The unions presented the results of a no-confidence vote at Tuesday’s city council meeting, which drew more than 100 people. The vote showed 98 percent of all Midwest City police officers and firefighters do not believe Henson or Collins “fit to hold their respective positions.”
“We, the public safety professionals of Midwest City, will no longer tolerate city leaders whose actions increase the threat to our lives and the lives of the citizens we so faithfully serve,” according to a letter signed by Beabout and Archie Houston, president of the Midwest City Fraternal Order of Police.
The letter assures Midwest City residents “this vote in no way will affect our dedication to serving you. We stand ever ready, as we always have, to risk our own lives to protect you and your loved ones from any threat to your safety.”
Henson and Collins read prepared statements prior to the no-confidence vote being announced.

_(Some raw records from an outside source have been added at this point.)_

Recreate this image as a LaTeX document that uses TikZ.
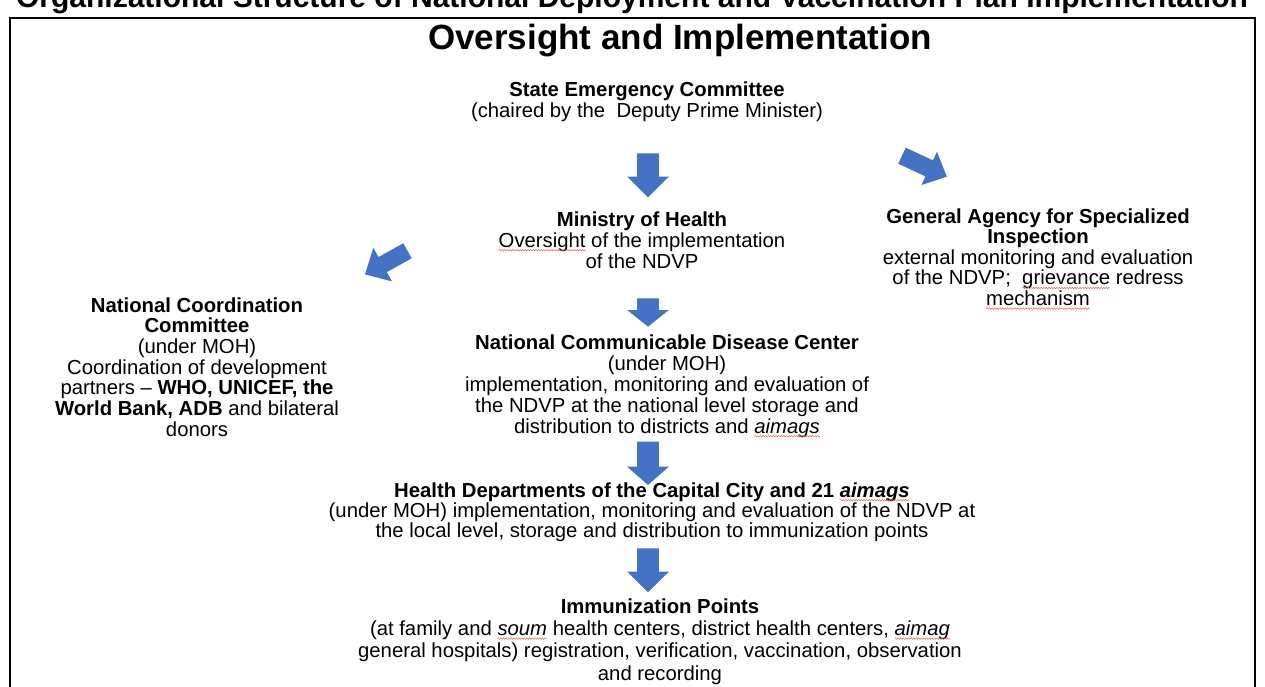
\documentclass[tikz,border=0pt]{standalone}
\usepackage{fontspec}
\setmainfont{Liberation Sans}
\usetikzlibrary{decorations.pathmorphing}
\definecolor{blockblue}{HTML}{4472C4}
\definecolor{spellred}{HTML}{E8605A}
% word with a red wavy underline
\newcommand\spellmark[1]{\tikz[baseline=(w.base)]{%
  \node[inner sep=0pt, outer sep=0pt, anchor=base] (w) {#1};
  \draw[overlay, spellred, line width=0.45pt, decorate,
    decoration={snake, amplitude=0.8pt, segment length=2.6pt}]
    ([yshift=-3.2pt]w.base west) -- ([yshift=-3.2pt]w.base east);}}
% block arrow: tail centre, direction, length, head length, shaft width, head width
\newcommand\blockarrow[6]{%
  \fill[blockblue, shift={#1}, rotate=#2]
    (0,-#5/2) -- (#3-#4,-#5/2) -- (#3-#4,-#6/2) -- (#3,0)
    -- (#3-#4,#6/2) -- (#3-#4,#5/2) -- (0,#5/2) -- cycle;}
\begin{document}
\begin{tikzpicture}[x=1pt,y=-1pt,
  % multi-line nodes are placed by the baseline of their last line
  body/.style={align=center, inner sep=0pt, anchor=base,
    font=\fontsize{20.3}{21}\selectfont},
  heading/.style={inner sep=0pt, anchor=base,
    font=\fontsize{35}{40}\selectfont\bfseries}]
\useasboundingbox (0,0) rectangle (1265,686);
\clip (0,0) rectangle (1265,686);
\fill[white] (0,0) rectangle (1265,686);

% page title and frame
\node[inner sep=0pt, anchor=base, font=\fontsize{30}{34}\selectfont\bfseries] (pagetitle) at (632,7)
  {Organizational Structure of National Deployment and Vaccination Plan Implementation};
\draw[line width=2pt] (10,18) rectangle (1255,730);

\node[heading] (head) at (680,49) {Oversight and Implementation};

% bodies
\node[body] (sec) at (647,117) {\textbf{State Emergency Committee}\\(chaired by the\ \ Deputy Prime Minister)};

\node[body] (moh) at (642,268) {\textbf{Ministry of Health}\\\spellmark{Oversight} of the implementation\\of the NDVP};

\node[body, font=\fontsize{20.3}{20.6}\selectfont] (gasi) at (1038,305.4) {\textbf{General Agency for Specialized}\\\textbf{Inspection}\\external monitoring and evaluation\\of the NDVP;\ \ \spellmark{grievance} redress\\\spellmark{mechanism}};

\node[body, font=\fontsize{20.3}{20.7}\selectfont] (ncc) at (197,436.2) {\textbf{National Coordination}\\\textbf{Committee}\\(under MOH)\\Coordination of development\\partners -- \textbf{WHO, UNICEF, the}\\\textbf{World Bank, ADB} and bilateral\\donors};

\node[body] (ncdc) at (667,433) {\textbf{National Communicable Disease Center}\\(under MOH)\\implementation, monitoring and evaluation of\\the NDVP at the national level storage and\\distribution to districts and \textit{\spellmark{aimags}}};

\node[body, font=\fontsize{20.3}{20.3}\selectfont] (hd) at (652,537.6) {\textbf{Health Departments of the Capital City and 21 \textit{\spellmark{aimags}}}\\(under MOH) implementation, monitoring and evaluation of the NDVP at\\the local level, storage and distribution to immunization points};

\node[body, font=\fontsize{20.3}{22.4}\selectfont] (ip) at (660,680.2) {\textbf{Immunization Points}\\(at family and \textit{\spellmark{soum}} health centers, district health centers, \textit{\spellmark{aimag}}\\general hospitals) registration, verification, vaccination, observation\\and recording};

% block arrows
\blockarrow{(648,153.3)}{-90}{44}{20.6}{21.7}{41.6}
\blockarrow{(648,298.3)}{-90}{28.4}{16.7}{21.7}{41.6}
\blockarrow{(648,441.7)}{-90}{43.3}{18.3}{21.7}{41.6}
\blockarrow{(648,548.3)}{-90}{44}{20.6}{21.7}{41.6}
\blockarrow{(902,155.7)}{-25}{49.4}{19.4}{17.7}{36.7}
\blockarrow{(407.5,250.8)}{209}{48.6}{20.2}{17.2}{38.4}
\end{tikzpicture}
\end{document}
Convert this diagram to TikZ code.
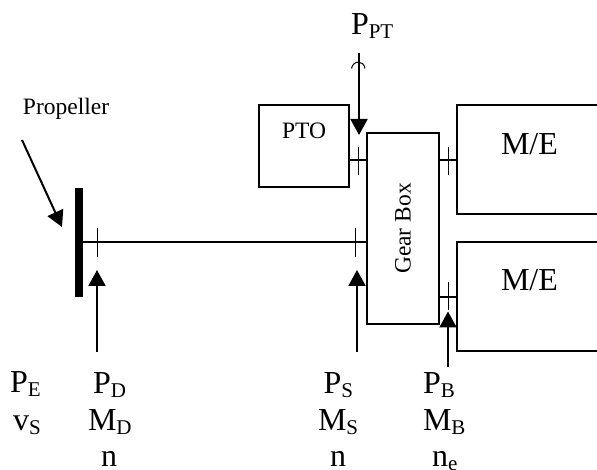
\documentclass[tikz,border=0pt]{standalone}
\usepackage{fontspec}
\setmainfont{Liberation Serif}
\usetikzlibrary{arrows.meta}
\newcommand{\mainsz}{\fontsize{32}{34}\selectfont}
\newcommand{\subsz}{\fontsize{21}{23}\selectfont}
\newcommand{\smallsz}{\fontsize{23.5}{25}\selectfont}
\newcommand{\lab}[2]{{\mainsz #1\raisebox{-4pt}{\subsz #2}}}
\tikzset{
 box/.style={draw,line width=1.3pt},
 thin shaft/.style={line width=1.1pt},
 tick/.style={line width=0.9pt},
 arrowline/.style={line width=2pt,-{Triangle[length=16pt,width=17pt]}},
 txt/.style={inner sep=0pt,outer sep=0pt,anchor=base west},
}
\begin{document}
\begin{tikzpicture}[x=1pt,y=-1pt]
\useasboundingbox (0,0) rectangle (597,470);
% boxes
\path[box,draw] (259,105) rectangle (349,187);
\coordinate (ptoR) at (349,160);
\coordinate (gbL) at (367,160);
\coordinate (gbR) at (439,160);
\coordinate (me1L) at (457,160);
\coordinate (gbR2) at (439,297);
\coordinate (me2L) at (457,297);
\coordinate (gbL2) at (367,242);
\coordinate (propR) at (83,242);
\draw[box] (367,133) rectangle (439,324);
\draw[box] (597,105) -- (457,105) -- (457,214) -- (597,214);
\draw[box] (597,242) -- (457,242) -- (457,351) -- (597,351);
\fill (75,188) rectangle (83,297);
% shafts
\draw[thin shaft] (ptoR) -- (gbL);
\draw[thin shaft] (gbR) -- (me1L);
\draw[thin shaft] (gbR2) -- (me2L);
\draw[thin shaft] (propR) -- (gbL2);
% ticks
\coordinate (t1a) at (358,147); \coordinate (t1b) at (358,175);
\coordinate (t2a) at (448,147); \coordinate (t2b) at (448,175);
\coordinate (t3a) at (448,282); \coordinate (t3b) at (448,310);
\coordinate (t4a) at (97,228); \coordinate (t4b) at (97,257);
\coordinate (t5a) at (355.5,228); \coordinate (t5b) at (355.5,257);
\draw[tick] (t1a)--(t1b);
\draw[tick] (t2a)--(t2b);
\draw[tick] (t3a)--(t3b);
\draw[tick] (t4a)--(t4b);
\draw[tick] (t5a)--(t5b);
% arrows
\coordinate (a1s) at (22,140); \coordinate (a1e) at (62,227);
\coordinate (a2s) at (97,352); \coordinate (a2e) at (97,270);
\coordinate (a3s) at (357,352); \coordinate (a3e) at (357,270);
\coordinate (a4s) at (448,367); \coordinate (a4e) at (448,311.5);
\coordinate (a5s) at (359,53); \coordinate (a5e) at (359,135);
\draw[arrowline] (a1s)--(a1e);
\draw[arrowline] (a2s)--(a2e);
\draw[arrowline] (a3s)--(a3e);
\draw[arrowline] (a4s)--(a4e);
\draw[arrowline] (a5s)--(a5e);
\draw[line width=1pt] (351.5,68.5) .. controls (353,60) and (364,60) .. (365,68.5);
% labels
\node[txt] (ppt) at (351,35) {\lab{P}{PT}};
\node[txt] (me1) at (501,155) {\mainsz M/E};
\node[txt] (me2) at (501,291) {\mainsz M/E};
\node[txt] (pto) at (282,139) {\smallsz PTO};
\node[txt] (prop) at (23,115) {\smallsz Propeller};
\node[inner sep=0pt,rotate=90] (gear) at (403,228.5) {\smallsz Gear Box};
\node[txt] (pe) at (10,392) {\lab{P}{E}};
\node[txt] (vs) at (13,430) {\lab{v}{S}};
\node[txt] (pd) at (93,393) {\lab{P}{D}};
\node[txt] (md) at (88,430) {\lab{M}{D}};
\node[txt] (n1) at (101,466) {\mainsz n};
\node[txt] (ps) at (323.5,393) {\lab{P}{S}};
\node[txt] (ms) at (318,430) {\lab{M}{S}};
\node[txt] (n2) at (330,466) {\mainsz n};
\node[txt] (pb) at (423,393) {\lab{P}{B}};
\node[txt] (mb) at (423,430) {\lab{M}{B}};
\node[txt] (ne) at (432,466) {\lab{n}{e}};
\end{tikzpicture}
\end{document}
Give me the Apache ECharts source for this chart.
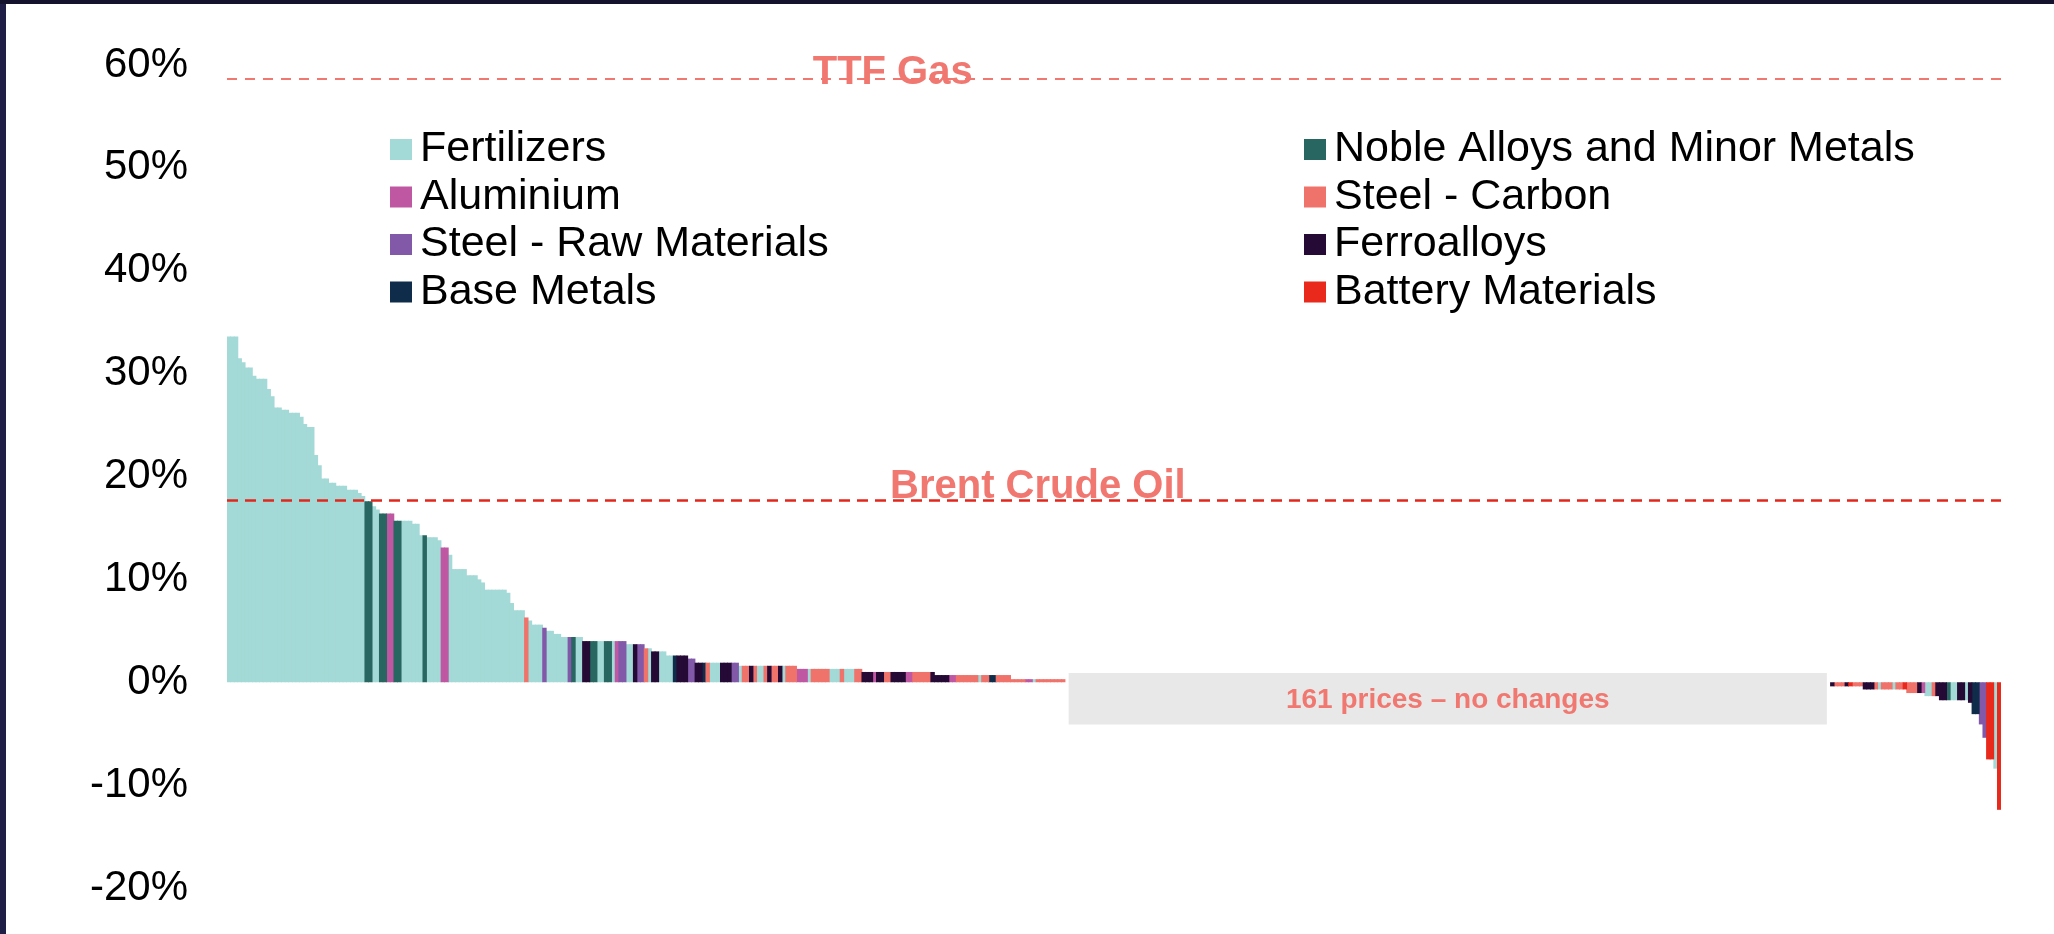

The statements were declarations of their dedication and hard work for Midwest City and decried the unions’ attacks.
Before Tuesday’s council meeting, Houston said the goal of Midwest City’s public safety agencies is to make the police and fire departments a priority once again and to replace Collins and Henson with leaders who “value the employees of Midwest City.”
Houston maintains Henson’s philosophy for staffing is based on budget numbers, not calls for service. In addition to the police and fire departments, other non-unionized city employees are supportive of the recall petition and the no-confidence vote.
“They feel the same way we do, but they can’t say anything because they can be fired for any reason,” he said.
Houston and Beabout are hopeful the no-confidence vote will initiate discussions among the council members to fire Henson.
“They haven’t said a whole lot about keeping him or removing him,” Houston said. “But he’s got a heckeva contract. He’s got a golden parachute if they do get rid of him.”
Henson reportedly would receive a year’s salary and all of his paid leave.